A story of bubbles and streams Morphologies and tracers of atmospheric escape in exoplanets

Atmospheric escape, the loss of atmospheric gas to space, plays a critical role in shaping planetary climates, compositions, and long-term habitability. This thesis examines the morphologies and observational signatures of atmospheric escape in exoplanets, focusing on two primary outflow types: bubble-shaped outflows driven by hot planetary winds and stream-like structures arising from cooler winds and tidal forces. Using three-dimensional hydrodynamic simulations combined with radiative transfer modeling, we study how interactions between stellar and planetary winds, as well as orbital dynamics, shape the helium 1083 nm triplet observed in transmission spectroscopy. We first present a theoretical framework for bubble-shaped outflows in tidally locked gas giants with strong day-to-night temperature contrasts. A parametric study reveals how varying wind conditions and atmospheric anisotropy influence helium absorption profiles. Notably, we find a clear correlation between increasing day-night anisotropy and the blueshift of the helium line. We then interpret asymmetric and widely extended helium absorption phase curves of HAT-P-67 b and HAT-P-32 b as signatures of leading, stream-like outflows from the day side.

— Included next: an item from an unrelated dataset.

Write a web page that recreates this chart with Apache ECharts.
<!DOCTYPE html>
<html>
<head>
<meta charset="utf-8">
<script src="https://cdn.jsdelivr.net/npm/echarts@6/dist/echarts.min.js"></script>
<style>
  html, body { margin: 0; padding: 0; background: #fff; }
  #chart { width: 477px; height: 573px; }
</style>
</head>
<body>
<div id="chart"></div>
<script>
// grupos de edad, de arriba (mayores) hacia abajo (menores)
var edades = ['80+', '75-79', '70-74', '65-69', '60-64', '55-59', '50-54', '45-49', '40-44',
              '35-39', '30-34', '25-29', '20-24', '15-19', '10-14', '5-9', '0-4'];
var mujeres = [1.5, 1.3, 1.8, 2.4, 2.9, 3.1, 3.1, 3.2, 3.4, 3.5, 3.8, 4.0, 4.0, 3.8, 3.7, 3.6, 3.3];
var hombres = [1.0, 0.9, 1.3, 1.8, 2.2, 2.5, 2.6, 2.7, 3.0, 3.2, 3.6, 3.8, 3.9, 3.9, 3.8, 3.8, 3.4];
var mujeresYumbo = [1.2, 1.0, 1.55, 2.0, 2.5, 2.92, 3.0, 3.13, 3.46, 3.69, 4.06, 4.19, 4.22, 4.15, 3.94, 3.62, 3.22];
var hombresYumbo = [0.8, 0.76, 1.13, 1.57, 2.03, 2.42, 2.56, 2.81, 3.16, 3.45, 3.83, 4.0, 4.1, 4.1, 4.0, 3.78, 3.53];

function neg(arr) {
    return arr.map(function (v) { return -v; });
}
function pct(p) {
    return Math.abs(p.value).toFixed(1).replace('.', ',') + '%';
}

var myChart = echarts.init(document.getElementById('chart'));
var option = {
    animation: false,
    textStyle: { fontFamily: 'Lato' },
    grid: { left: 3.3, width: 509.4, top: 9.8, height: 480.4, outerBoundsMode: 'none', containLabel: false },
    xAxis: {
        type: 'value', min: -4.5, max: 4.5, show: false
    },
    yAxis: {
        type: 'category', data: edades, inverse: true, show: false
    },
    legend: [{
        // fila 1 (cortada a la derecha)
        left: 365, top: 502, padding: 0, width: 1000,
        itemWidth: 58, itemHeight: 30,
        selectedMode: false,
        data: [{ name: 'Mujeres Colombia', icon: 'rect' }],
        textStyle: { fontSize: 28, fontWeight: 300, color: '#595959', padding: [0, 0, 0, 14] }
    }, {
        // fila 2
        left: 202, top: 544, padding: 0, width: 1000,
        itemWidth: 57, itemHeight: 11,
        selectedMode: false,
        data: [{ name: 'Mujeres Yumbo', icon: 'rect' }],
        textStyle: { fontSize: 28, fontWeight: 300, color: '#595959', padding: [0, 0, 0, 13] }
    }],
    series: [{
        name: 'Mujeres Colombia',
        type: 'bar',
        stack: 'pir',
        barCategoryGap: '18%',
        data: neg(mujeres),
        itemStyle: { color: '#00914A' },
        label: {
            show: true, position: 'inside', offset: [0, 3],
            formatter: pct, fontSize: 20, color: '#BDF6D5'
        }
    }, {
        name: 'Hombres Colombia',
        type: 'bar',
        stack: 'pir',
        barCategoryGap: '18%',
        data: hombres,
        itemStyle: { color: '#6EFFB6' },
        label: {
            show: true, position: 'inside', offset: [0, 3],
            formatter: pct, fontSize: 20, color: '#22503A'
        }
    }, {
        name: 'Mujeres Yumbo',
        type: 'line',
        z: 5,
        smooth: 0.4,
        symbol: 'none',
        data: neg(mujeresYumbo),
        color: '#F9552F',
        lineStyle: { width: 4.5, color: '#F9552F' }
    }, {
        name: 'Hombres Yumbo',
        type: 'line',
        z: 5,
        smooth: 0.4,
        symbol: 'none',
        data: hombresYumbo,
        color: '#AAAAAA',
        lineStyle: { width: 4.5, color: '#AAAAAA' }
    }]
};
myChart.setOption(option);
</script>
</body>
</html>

Our models reproduce the observed pre-transit absorption and provide constraints on mass-loss rates and outflow temperatures. This analysis is extended to the planets WASP-52 b and WASP-121 b. The helium observations and models of WASP-52 b suggest an intermediate outflow regime between a bubble and a stream, while the results for WASP-121 b suggest a pronounced leading stream of atmospheric escape. Together, these studies highlight the diagnostic power of three-dimensional models in interpreting helium observations and advancing our understanding of atmospheric escape and its role in exoplanetary evolution.